BEULAH, N.D. – Oscar Stohler was raised in a sod house in western North Dakota and ranched there for nearly seven decades. He never gave much thought to what lay below the grass that fattened his cattle.

When oilmen wanted to drill there last year, Stohler, 83, doubted oil would be found two miles underground on his property. He even joked about it.

“I told them if they hit oil, I was going to buy a Cadillac convertible and put those big horns on the front and wear a 10-gallon hat,” Stohler recalled.

He still drives his old pickup and wears a mesh farm cap – but it's by choice.

In less than a year, Stohler and his wife, Lorene, 82, have become millionaires from the production of one well on their land near Dunn Center, a mile or so from the sod home where Oscar grew up. A second well has begun producing on their property and another is being drilled – all aimed at the Bakken shale formation, a rich deposit that the U.S. Geological Survey calls the largest continuous oil accumulation it has ever assessed.

Landowners in western North Dakota have a much better chance of striking it rich from oil than they do playing the lottery, say the Stohlers. Some of their neighbors in the town of about 120, from bartenders to Tupperware salespeople, have become “overnight millionaires” from oil royalty payments.

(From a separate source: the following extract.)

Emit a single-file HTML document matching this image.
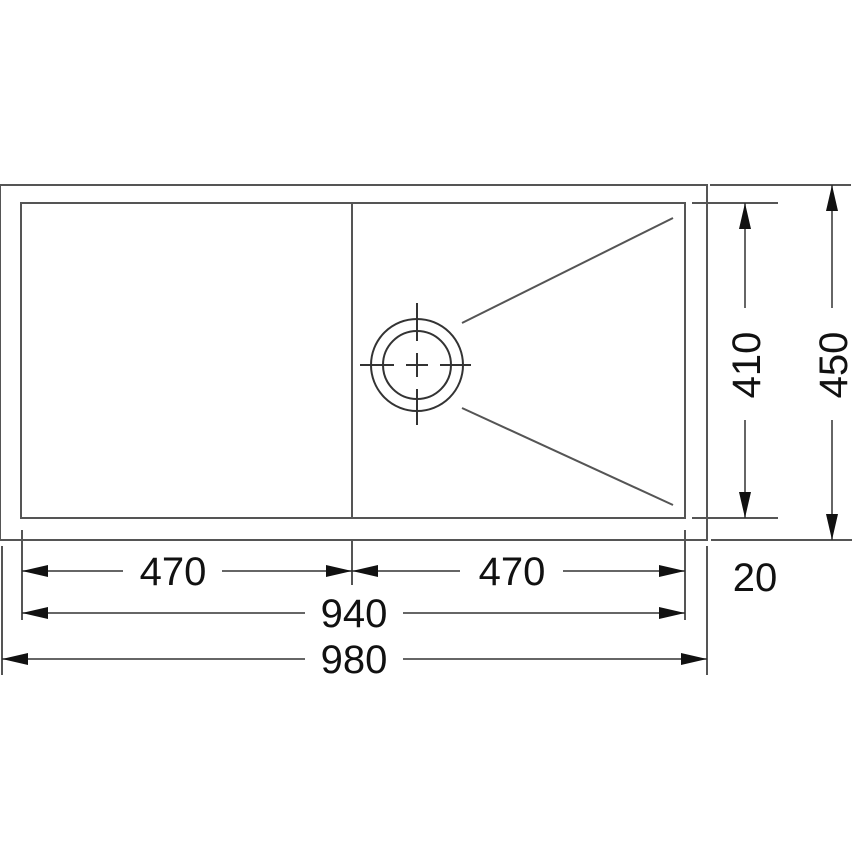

“It's the easiest money we've ever made,” said Lorene Stohler, who worked for decades as a sales clerk at a small department store.

State and industry officials say North Dakota is on pace to set a state oil-production record this year, surpassing the 52.6 million barrels produced in 1984. A record number of drill rigs are piercing the prairie and North Dakota has nearly 4,000 active oil wells.

The drilling frenzy has led companies to search for oil using horizontal drilling beneath Parshall, a town of about 980 in Mountrail County, and under Lake Sakakawea, 180-mile-long reservoir on the Missouri River.

“I have heard, anecdotally, that there is a millionaire a day being created in North Dakota,” said Ron Ness, president of the North Dakota Petroleum Council.

Kathy Strombeck, a state Tax Department analyst, said the number of “income millionaires” in North Dakota is rising.

The number of taxpayers reporting adjusted gross income of more than $1 million in North Dakota rose from 266 in 2005 to 388 in 2006, Strombeck said. The 2007 numbers won't be known until October, she said.

Bruce Gjovig, director of the University of North Dakota's Center for Innovation, said his informal survey estimates the number of new millionaires in Mountrail County, one of the biggest drilling areas of the Bakken, may be as many as 2,000 – or nearly a third of the county's population – in the next three to five years.

The oil boom has spurred several “Jed Clampett-like” tales of ordinary folks getting rich, said Tom Rolfstad, the economic development director for the city of Williston.

Rolfstad said he hasn't spotted any Ferraris or Rolls-Royces in town, though several people can afford them now. “I'm seeing a lot more big, shiny gas-guzzling pickups,” he said.

Several homes that cost more than a million dollars also are being built in Williston, he said.

Most people “don't want people to know how much money they got and they don't want to be tagged with being wealthy – they want to be themselves,” Rolfstad said.

Oscar and Lorene Stohler said their new wealth hasn't changed them.

“We got enough now to buy new stuff,” Lorene said, “but we like our old stuff.”